Several reports in the Times newspaper today and yesterday, have suggested a higher level of opposition from New York Higher Educational establishments than had been understood to be the case, over GCU’s aim of establishing a New York hub, .
Although campus unions had understood that Monday’s hearing would be live streamed, this was not the case, although it is believed that the full Board meeting which announces the result of the deliberations on June 16th may be streamed live.
The case for the opening of a hub (now to be named a College, rather than a University) had been presented to the hearing in a 20 page document, downloadable here.
Staff had been assumed, from reports at Senate, that most of the objections to GCU’s project had been dealt with, or were minor.
However, two reports yesterday and today, in the Times, suggested a higher level of opposition on several grounds.
The meeting was described by GCU management as ‘intense and prolonged’ and it was reported that the University “presented its case strongly” with the “challenges …. no less robust with much of the objection being founded on competition”
Yesterday’s report, downloadable here suggested that the application collided with ‘the protectionist America first rhetoric of President Trump’ at the hearing suggesting that:
“Glasgow Caledonian faces fierce opposition from local private universities, who claim that there are not enough students or employers to support the arrival of a new university. The protests are being made in a political climate that has shifted dramatically since the election of Mr Trump”

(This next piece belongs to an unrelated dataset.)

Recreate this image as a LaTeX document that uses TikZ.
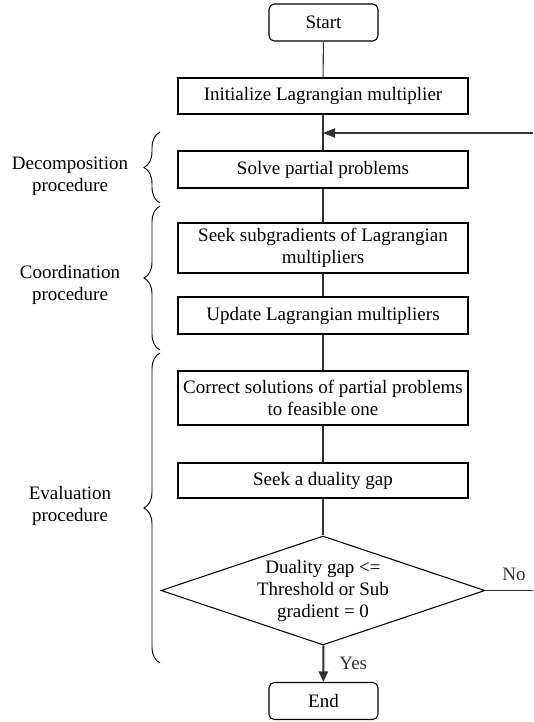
\documentclass[tikz,border=0pt]{standalone}
\usepackage{fontspec}
\setmainfont{Liberation Serif}
\usetikzlibrary{arrows.meta,shapes.geometric,decorations.pathreplacing}

\tikzset{
    txt/.style={font=\fontsize{14.25}{16.5}\selectfont, align=center},
    proc/.style={txt, draw, rectangle, line width=0.8pt, minimum width=217.5pt, inner sep=2pt},
    term/.style={proc, rounded corners=4pt, minimum width=81.75pt, minimum height=27.75pt},
    link/.style={line width=0.8pt, black!80},
    grp/.style={decorate, decoration={brace, amplitude=12pt}, line width=0.7pt},
}

\begin{document}
\begin{tikzpicture}[x=0.75pt, y=-0.75pt]
        \useasboundingbox (0,0) rectangle (533,722);

        \node[term] (start) at (323.5, 22.5) {Start};
        \node[proc, minimum height=27pt] (init) at (323, 96) {Initialize Lagrangian multiplier};
        \node[proc, minimum height=27.75pt] (solve) at (323, 169.5) {Solve partial problems};
        \node[proc, minimum height=37.5pt] (seek) at (323, 248) {Seek subgradients of Lagrangian\\multipliers};
        \node[proc, minimum height=27.75pt] (update) at (323, 315.5) {Update Lagrangian multipliers};
        \node[proc, minimum height=40.5pt] (correct) at (323, 398) {Correct solutions of partial problems\\to feasible one};
        \node[proc, minimum height=26.25pt] (gap) at (323, 480.5) {Seek a duality gap};
        \node[txt, draw, diamond, line width=0.8pt, aspect=3, inner sep=0pt,
              minimum width=243pt, minimum height=81.75pt] (check) at (323, 590.5)
              {Duality gap <=\\Threshold or Sub\\gradient = 0};
        \node[term] (end) at (323.5, 701) {End};

        \coordinate (noOut) at (533, 590.5);
        \coordinate (loopIn) at (533, 133);

        \draw[link] (start) -- (init);
        \draw[link] (init) -- (solve);
        \draw[link] (solve) -- (seek);
        \draw[link] (seek) -- (update);
        \draw[link] (update) -- (correct);
        \draw[link] (correct) -- (gap);
        \draw[link] (gap) -- (check);
        \draw[link, line width=1.5pt, -{Triangle[length=8pt, width=7pt]}] (check) -- node[txt, right=8pt] {Yes} (end);
        \draw[link] (check.east) -- node[txt, above=4pt, pos=0.6] {No} (noOut);
        \draw[link, -{Triangle[length=9pt, width=7pt]}] (loopIn) -- (loopIn -| init.south);

        % procedure braces
        \draw[grp] (160, 203) -- (160, 132);
        \draw[grp] (160, 350) -- (160, 206);
        \draw[grp] (160, 663) -- (160, 353);
        \node[txt] (decomp) at (70, 176) {Decomposition\\procedure};
        \node[txt] (coord) at (70, 285) {Coordination\\procedure};
        \node[txt] (eval) at (70, 506) {Evaluation\\procedure};
\end{tikzpicture}
\end{document}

One of the three person Board of Regents, representing the state education department reportedly said:
“the prevailing attitude in this country is America first. I think everyone knows that. American employers want to support our country and want to support our students.Why hire your student, as opposed to an . . . American educated student?”
Robert Clougherty, dean of the university’s New York base, reportedly countered this with the rather surprising view that “We are seeking to open an American college, we are not necessarily a foreign institution.”
According to the Times, Cara Smyth, representing GCU went on to argue:
“it was seeking to offer something unique, with an international perspective, and with a focus on sustainability in business that had already proven attractive to scores of companies in New York”.
She said the Scottish bid had received support from Macy’s, Calvin Klein, Tommy Hilfiger and Eileen Fisher.
Ms Smyth added, according to the Times report, “that the campus was due to play host today to nearly 40 chief executives, from companies with a collective worth of $365 billion, as part of the outreach and convening work in the fashion industry that the college had conducted in the absence of any students”.
Support for the application came from Melanie Steiner, chief risk officer with the clothing company PVH Corp, which owns Calvin Klein, Speedo, and a host of other brands, who said her company struggles at present to find graduates with the training the new college would offer.
“I appreciate the point about America first,” she said. “But talent management has become fully global now.”
Yesterday’s Times article however ended by claiming that “Such arguments were loudly contradicted, however, by the leaders of private universities in New York city”.
The second report in today’s Times, downloadable here, focussed on the university’s plan to charge students almost $35,000 (£27,000) for a masters degree at its Manhattan base which they believed undermined claims that its expansion was aimed at helping the poor.
According to the Times, the university had said its desire to open a New York base was driven by a “defining social mission” which includes “creating a better and fairer world”.
Joseph Muriana, a vice-president at New York’s Fordham University, the oldest Catholic HE institution in the northeastern United States, and the third-oldest university in the state of New York however ‘ridiculed’ the idea that Glasgow Caledonian was seeking to cater for poorer students, pointing to the $34,650 cost of their masters degrees, which is mid-market in New York in terms of cost. The degrees would take one year to complete for a full-time student.
Mariana also warned that granting a foreign university the right to offer degrees in New York could “open the floodgates”, raising the prospect of more prestigious institutions opening offshoots on its doorstep.
Mr Muriana added: “An application from the University of Connecticut, or from Rutgers [in New Jersey] or UPenn [the University of Pennsylvania] to establish a campus in New York would be seen as absurd. The application from Glasgow Caledonian University should be seen in a similar light.”
The Times report ended by pointing out that a representative from the New York City Economic Development Corporation voiced strong support for the application and noted that it is understood that the university plans to offer scholarships in New York if its application is approved. A final ruling is expected next month on June 16th/17th.